- Spitakashen Spitakashen
- Coordinates: 39°49′24″N 47°01′04″E﻿ / ﻿39.82333°N 47.01778°E
- Country: Azerbaijan
- • District: Khojavend
- Elevation: 687 m (2,254 ft)

Population (2015)
- • Total: 453
- Time zone: UTC+4 (AZT)

= Spitakashen, Martuni =

Spitakashen (Սպիտակաշեն) or Aghkend (Ağkənd) is a village in the Khojavend District of Azerbaijan, in the disputed region of Nagorno-Karabakh. Until 2023 it was controlled by the breakaway Republic of Artsakh.
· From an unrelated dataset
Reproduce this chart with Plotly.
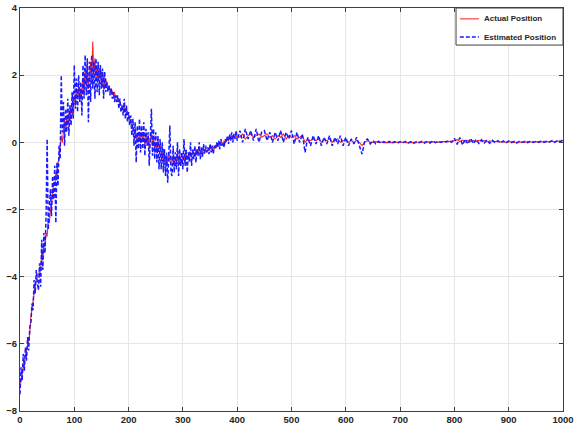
import plotly.graph_objects as go

# ---- data ----
# dense part: every 2 time steps from 0 to 398
actual_dense = [
    -7.3, -7.0, -6.9, -6.7, -6.5, -6.4, -6.2, -6.1, -5.9, -5.7,
    -5.2, -5.0, -4.7, -4.5, -4.2, -4.1, -4.0, -3.9, -3.9, -3.8,
    -3.3, -3.5, -3.0, -3.1, -2.7, -2.8, -2.3, -2.4, -2.0, -1.9,
    -1.5, -1.2, -1.3, -0.9, -1.0, -0.6, -0.5, -0.1, 0.2, 0.0,
    0.4, 0.7, 0.3, 0.8, 0.5, 0.9, 0.6, 1.1, 0.8, 1.2,
    1.4, 1.1, 1.6, 1.3, 1.7, 1.2, 1.6, 1.4, 1.9, 1.5,
    2.2, 1.7, 2.3, 1.6, 2.0, 2.4, 1.8, 3.0, 2.0, 2.5,
    1.9, 2.3, 1.8, 2.2, 1.9, 2.1, 1.7, 2.0, 1.6, 1.9,
    1.7, 1.6, 1.7, 1.5, 1.6, 1.5, 1.4, 1.5, 1.3, 1.4,
    1.3, 1.2, 1.2, 1.1, 1.1, 1.0, 1.1, 0.9, 1.0, 0.9,
    0.8, 0.7, 0.6, 0.5, 0.4, 0.3, 0.4, 0.1, 0.2, 0.1,
    0.2, 0.0, 0.3, 0.1, 0.2, -0.1, 0.2, 0.0, 0.1, -0.2,
    0.1, 0.3, -0.1, 0.1, -0.2, 0.0, -0.3, 0.1, -0.2, -0.1,
    -0.3, -0.5, -0.2, -0.6, -0.4, -0.7, -0.5, -0.3, -0.6, -0.4,
    -0.6, -0.4, -0.7, -0.5, -0.6, -0.3, -0.6, -0.4, -0.7, -0.5,
    -0.5, -0.4, -0.6, -0.3, -0.5, -0.4, -0.5, -0.3, -0.4, -0.3,
    -0.3, -0.4, -0.2, -0.35, -0.3, -0.2, -0.35, -0.25, -0.3, -0.2,
    -0.25, -0.2, -0.3, -0.2, -0.25, -0.15, -0.2, -0.25, -0.15, -0.2,
    -0.1, -0.15, -0.05, -0.1, 0.0, -0.1, 0.0, -0.05, 0.05, 0.0,
    0.05, 0.1, 0.05, 0.15, 0.1, 0.2, 0.1, 0.15, 0.2, 0.15,
]
estimated_dense = [
    -7.5, -6.7, -7.1, -6.3, -6.8, -6.1, -6.5, -5.8, -6.2, -5.5,
    -5.4, -4.8, -5.0, -4.1, -4.5, -3.8, -4.2, -4.4, -3.6, -4.3,
    -2.9, -3.8, -2.7, -3.3, -2.2, 0.1, -2.6, -1.8, -1.4, -2.2,
    -1.0, -1.7, -0.7, -2.4, -0.6, -1.3, -0.1, -0.5, 2.0, 0.3,
    1.2, -0.1, 1.0, 0.3, 1.3, 0.2, 1.1, 0.5, 1.5, 0.7,
    2.3, 1.0, 1.9, 0.9, 2.0, 1.2, 1.8, 0.8, 2.3, 1.3,
    2.6, 1.4, 2.5, 0.6, 2.4, 1.2, 2.6, 1.6, 2.4, 1.3,
    2.5, 1.5, 2.4, 1.4, 2.3, 1.6, 2.2, 1.3, 2.1, 1.5,
    1.8, 1.5, 1.7, 1.4, 1.6, 1.3, 1.5, 1.2, 1.4, 1.2,
    1.4, 1.0, 1.3, 0.9, 1.1, 0.8, 1.3, 0.7, 1.1, 0.6,
    0.9, 0.5, 0.8, 0.2, 0.7, -0.1, 0.6, -0.6, 0.5, -0.2,
    0.7, -0.3, 0.5, -0.2, 0.6, -0.4, 0.4, -0.1, 0.3, -0.7,
    0.5, 1.0, -0.4, 0.4, -0.5, 0.3, -0.6, 0.2, -0.8, 0.1,
    -0.8, 0.0, -0.9, -0.2, -1.0, -0.3, -1.2, -0.4, 0.5, -0.9,
    -1.0, -0.1, -0.9, -0.3, -0.8, 0.0, -1.0, -0.2, -0.7, -0.3,
    -0.8, 0.1, -0.7, -0.2, -0.9, -0.3, -0.6, 0.0, -0.7, -0.2,
    -0.5, -0.1, -0.6, -0.2, -0.4, 0.0, -0.5, -0.15, -0.45, -0.05,
    -0.35, -0.1, -0.3, -0.15, -0.35, -0.05, -0.3, -0.1, -0.35, -0.1,
    -0.2, 0.0, -0.15, 0.05, -0.2, 0.1, -0.1, 0.0, -0.15, 0.1,
    0.0, 0.2, -0.05, 0.25, 0.05, 0.3, 0.0, 0.25, 0.1, 0.35,
]
# sparse part: every 5 time steps from 400 to 1000
actual_sparse = [
    0.2, 0.15, 0.25, 0.1, 0.2, 0.25, 0.15, 0.2, 0.25, 0.15,
    0.2, 0.25, 0.15, 0.2, 0.1, 0.2, 0.15, 0.25, 0.1, 0.2,
    0.15, 0.2, 0.1, 0.15, 0.2, 0.0, 0.1, 0.05, 0.1, 0.05,
    0.1, 0.0, 0.1, 0.05, 0.1, 0.0, 0.05, 0.1, 0.0, 0.05,
    0.05, 0.0, 0.05, 0.0, 0.05, 0.0, -0.1, 0.0, 0.05, 0.0,
    0.0, 0.02, 0.0, 0.01, -0.01, 0.0, 0.01, 0.0, -0.01, 0.01,
    0.0, 0.01, -0.01, 0.0, 0.01, 0.0, -0.01, 0.01, 0.0, 0.01,
    0.0, 0.01, 0.02, 0.0, 0.01, 0.02, 0.01, 0.03, 0.02, 0.03,
    0.05, 0.08, 0.02, 0.07, 0.0, 0.06, 0.02, 0.05, 0.03, 0.06,
    0.03, 0.05, 0.02, 0.04, 0.03, 0.02, 0.03, 0.01, 0.02, 0.0,
    0.01, 0.02, 0.0, 0.01, 0.02, 0.01, 0.0, 0.02, 0.01, 0.02,
    0.01, 0.02, 0.01, 0.03, 0.02, 0.01, 0.03, 0.02, 0.04, 0.03,
    0.05,
]
estimated_sparse = [
    0.05, 0.35, 0.0, 0.4, 0.1, 0.35, 0.05, 0.4, 0.0, 0.3,
    0.35, 0.05, 0.3, 0.0, 0.3, 0.05, 0.35, 0.0, 0.3, 0.1,
    0.35, -0.05, 0.3, 0.0, 0.25, -0.3, 0.15, -0.1, 0.2, -0.05,
    0.2, -0.1, 0.15, -0.05, 0.2, -0.1, 0.15, -0.05, 0.2, -0.1,
    0.15, -0.1, 0.1, -0.05, 0.15, -0.1, -0.35, 0.05, 0.1, -0.05,
    0.05, -0.04, 0.03, -0.03, 0.02, -0.02, 0.03, -0.02, 0.02, -0.03,
    0.02, -0.02, 0.03, -0.02, 0.02, -0.03, 0.02, -0.01, 0.03, -0.02,
    0.03, -0.02, 0.04, -0.01, 0.03, 0.0, 0.04, 0.01, 0.05, 0.0,
    0.12, -0.06, 0.14, -0.08, 0.1, -0.05, 0.12, -0.04, 0.09, -0.03,
    0.08, -0.02, 0.07, -0.03, 0.06, -0.01, 0.05, -0.02, 0.04, -0.02,
    0.04, -0.01, 0.03, -0.02, 0.04, 0.0, 0.03, -0.01, 0.04, 0.0,
    0.03, 0.0, 0.04, 0.0, 0.03, 0.01, 0.05, 0.0, 0.06, 0.02,
    0.08,
]

series_names = ["Actual Position", "Estimated Position"]
x_ticks = [0, 100, 200, 300, 400, 500, 600, 700, 800, 900, 1000]
y_ticks = [-8, -6, -4, -2, 0, 2, 4]

dense_step, sparse_start, sparse_step = 2, 400, 5


def time_axis(dense, sparse):
    return ([dense_step * i for i in range(len(dense))]
            + [sparse_start + sparse_step * i for i in range(len(sparse))])


actual_position = actual_dense + actual_sparse
estimated_position = estimated_dense + estimated_sparse

red = "#ff2a2a"
blue = "#1a1aff"

fig = go.Figure()
fig.add_trace(go.Scatter(
    x=time_axis(actual_dense, actual_sparse), y=actual_position,
    mode="lines", name=series_names[0], showlegend=False,
    line=dict(color=red, width=1.1),
))
fig.add_trace(go.Scatter(
    x=time_axis(estimated_dense, estimated_sparse), y=estimated_position,
    mode="lines", name=series_names[1], showlegend=False,
    line=dict(color=blue, width=1.5, dash="4px,2px"),
))

tickfont = dict(family="Liberation Sans", size=9.5, color="#262626", weight="bold")
axis_common = dict(
    showline=True, linecolor="#404040", linewidth=1, mirror="ticks",
    ticks="inside", ticklen=4, tickcolor="#404040",
    showgrid=True, gridcolor="#e6e6e6", gridwidth=1, zeroline=False,
    tickfont=tickfont, automargin=False,
)

# legend box (MATLAB style, top-right corner of the axes)
lx0, lx1, ly0, ly1 = 0.803, 1.0, 0.908, 1.0
row_y = [0.973, 0.928]
shapes = [
    dict(type="rect", xref="paper", yref="paper", x0=lx0, x1=lx1, y0=ly0, y1=ly1,
         line=dict(color="#404040", width=1), fillcolor="white", layer="above"),
    dict(type="line", xref="paper", yref="paper", x0=0.810, x1=0.845,
         y0=row_y[0], y1=row_y[0], line=dict(color=red, width=1.1), layer="above"),
    dict(type="line", xref="paper", yref="paper", x0=0.810, x1=0.845,
         y0=row_y[1], y1=row_y[1], line=dict(color=blue, width=1.5, dash="4px,2px"),
         layer="above"),
]
annotations = [
    dict(xref="paper", yref="paper", x=0.850, y=yy, text=name, showarrow=False,
         xanchor="left", yanchor="middle",
         font=dict(family="Liberation Sans", size=8, color="#262626", weight="bold"))
    for name, yy in zip(series_names, row_y)
]

fig.update_layout(
    width=575, height=431,
    margin=dict(l=20, r=12, t=8, b=20, autoexpand=False),
    paper_bgcolor="white", plot_bgcolor="white",
    xaxis=dict(range=[0, 1000], tickvals=x_ticks, **axis_common),
    yaxis=dict(range=[-8, 4], tickvals=y_ticks, **axis_common),
    shapes=shapes, annotations=annotations,
    showlegend=False,
)

fig.write_html("out.html")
The village had an ethnic Armenian-majority population until the expulsion of the Armenian population of Nagorno-Karabakh by Azerbaijan following the 2023 Azerbaijani offensive in Nagorno-Karabakh.

== Etymology ==
The village's name means "white village" in both Armenian and Azerbaijani.

== History ==
During the Soviet period, the village was a part of the Martuni District of the Nagorno-Karabakh Autonomous Oblast.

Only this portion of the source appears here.